Proper observability and alerting on these metrics ensure the smooth operation of RollApps and their integration with the Dymension L1.
Roller
Roller
provides a default observability dashboard that is wired with all of the core metrics that you can use out of the box.
The dashboard expects a prometheus data source that is fetching metrics from the default metric port of the rollapp’s node (2112
)
If you have a custom setup but you would still like to use the dashboard provided by RollApp, you can always edit the dashboard to suit your needs.
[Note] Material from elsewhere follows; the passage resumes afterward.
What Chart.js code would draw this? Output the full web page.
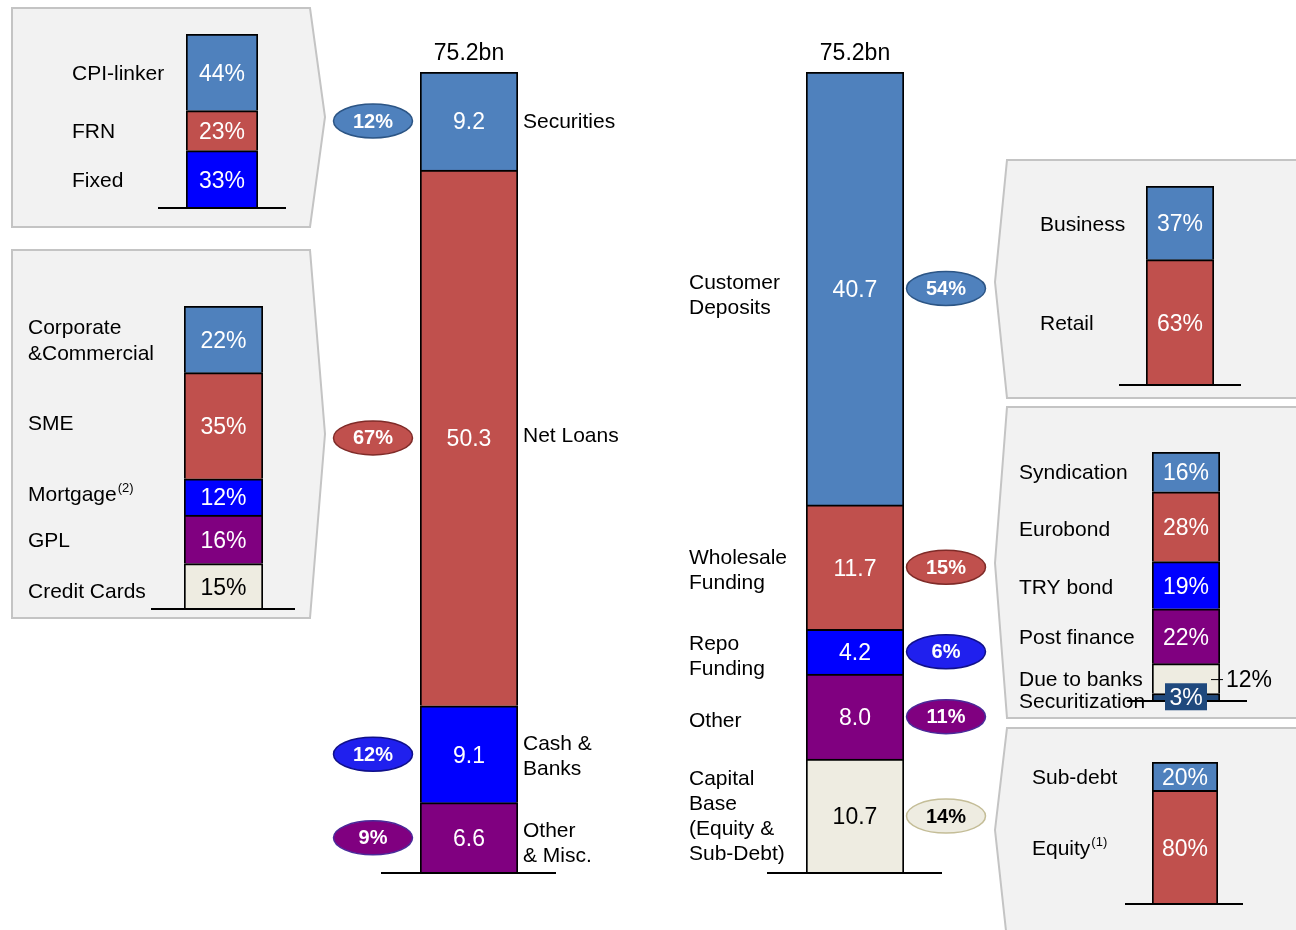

Export RollApp observability metrics:
roller observability export
Output key metric values of the locally running RollApp:
roller observability query
To retrieve the current wallet balance and the overall RollApp status:
roller rollapp status
Grafana quickstart
Grafana quickstart requires Docker
docker-compose.yaml
version: '3'
services:
prometheus:
image: prom/prometheus
volumes:
- ./prometheus-config.yaml:/etc/prometheus/prometheus.yml
ports:
- 9092:9090
extra_hosts:
- "host.docker.internal:host-gateway"
grafana:
image: grafana/grafana
ports:
- 3002:3000
volumes:
- ./grafana/provisioning/datasources:/etc/grafana/provisioning/datasources
environment:
- GF_SECURITY_ADMIN_USER=admin
- GF_SECURITY_ADMIN_PASSWORD=admin
prometheus-config.yaml
global:
scrape_interval: 15s
evaluation_interval: 15s
scrape_configs:
- job_name: 'rollapp'
static_configs:
- targets: ['host.docker.internal:2112']
grafana/provisioning/datasources/prometheus.yaml
apiVersion: 1
datasources:
- name: Prometheus
type: prometheus
access: proxy
url: http://prometheus:9090
isDefault: true
version: 1
editable: false
Key RollApp Metrics for Alerts
Below are the critical metrics to monitor, along with their significance and recommended alerting strategies:
dymint_mempool_size
- Description: This metric represents the number of transactions waiting to be included in a block within the RollApp's mempool.
- Significance: A continuous increase in
dymint_mempool_size
suggests that transactions are not being processed efficiently, indicating potential issues with block application. - Alerting Strategy:
- Set alerts for sustained increases over a specific threshold (
50
). - Investigate causes such as network congestion, validator performance issues, or configuration errors.
- Set alerts for sustained increases over a specific threshold (
rollapp_pending_submissions_skew_batches
- Description: This metric tracks the number of pending submission batches that have not yet been processed by the Dymension hub.
- Significance: An increasing number indicates potential bottlenecks or failures in submitting batches from RollApps to Dymension.
- Alerting Strategy:
- Monitor trends over time to detect unusual spikes.
- Trigger alerts if pending submissions exceed normal operating levels, prompting checks on submission processes and network connectivity.
rollapp_hub_height
- Description: Represents the height of successfully submitted and acknowledged blocks by the Dymension hub.
- Significance: If
rollapp_hub_height
does not increase over time, it may indicate submission issues between RollApps and the Dymension hub. - Alerting Strategy:
- Set alerts for stagnation in block height progression.
- Investigate potential causes such as network disruptions or protocol mismatches.
rollapp_consecutive_failed_da_submissions
- Description: Counts consecutive failures in submitting data to the DA layer.
- Significance: A rising count suggests problems with DA layer connectivity or instability in status nodes, potentially affecting data availability and integrity.
- Alerting Strategy:
- Alert when consecutive failures exceed a predefined threshold.
- Conduct root cause analysis focusing on network health, DA layer status, and node stability.
- Notes:
- roller has implemented so-called health-agent. This internal process checks for da node stability and this specific metrics and, if instability is encountered hotswaps the da node and restarts the light client process.
da_layer_balance
- Description: The balance of the da wallet the node uses for submitting data to the da layer
- Significance: The lack of sufficient balance on this wallet will cause eventual stop block production
- Alerting Strategy:
- Alert when the balance falls below a certain threshold (
5
is a good default value ) - Top up the balance with enough tokens to continue sequencer operations
- Alert when the balance falls below a certain threshold (
hub_layer_balance
- Description: The balance of the dymension wallet the node uses for submitting data to the settlement ( dymension hub ) layer
- Significance: The lack of sufficient balance on this wallet will cause stop of block production
- Alerting Strategy:
- Alert when the balance falls below a certain threshold (
5
is a good default value ) - Top up the balance with enough tokens to continue sequencer operations
- Alert when the balance falls below a certain threshold (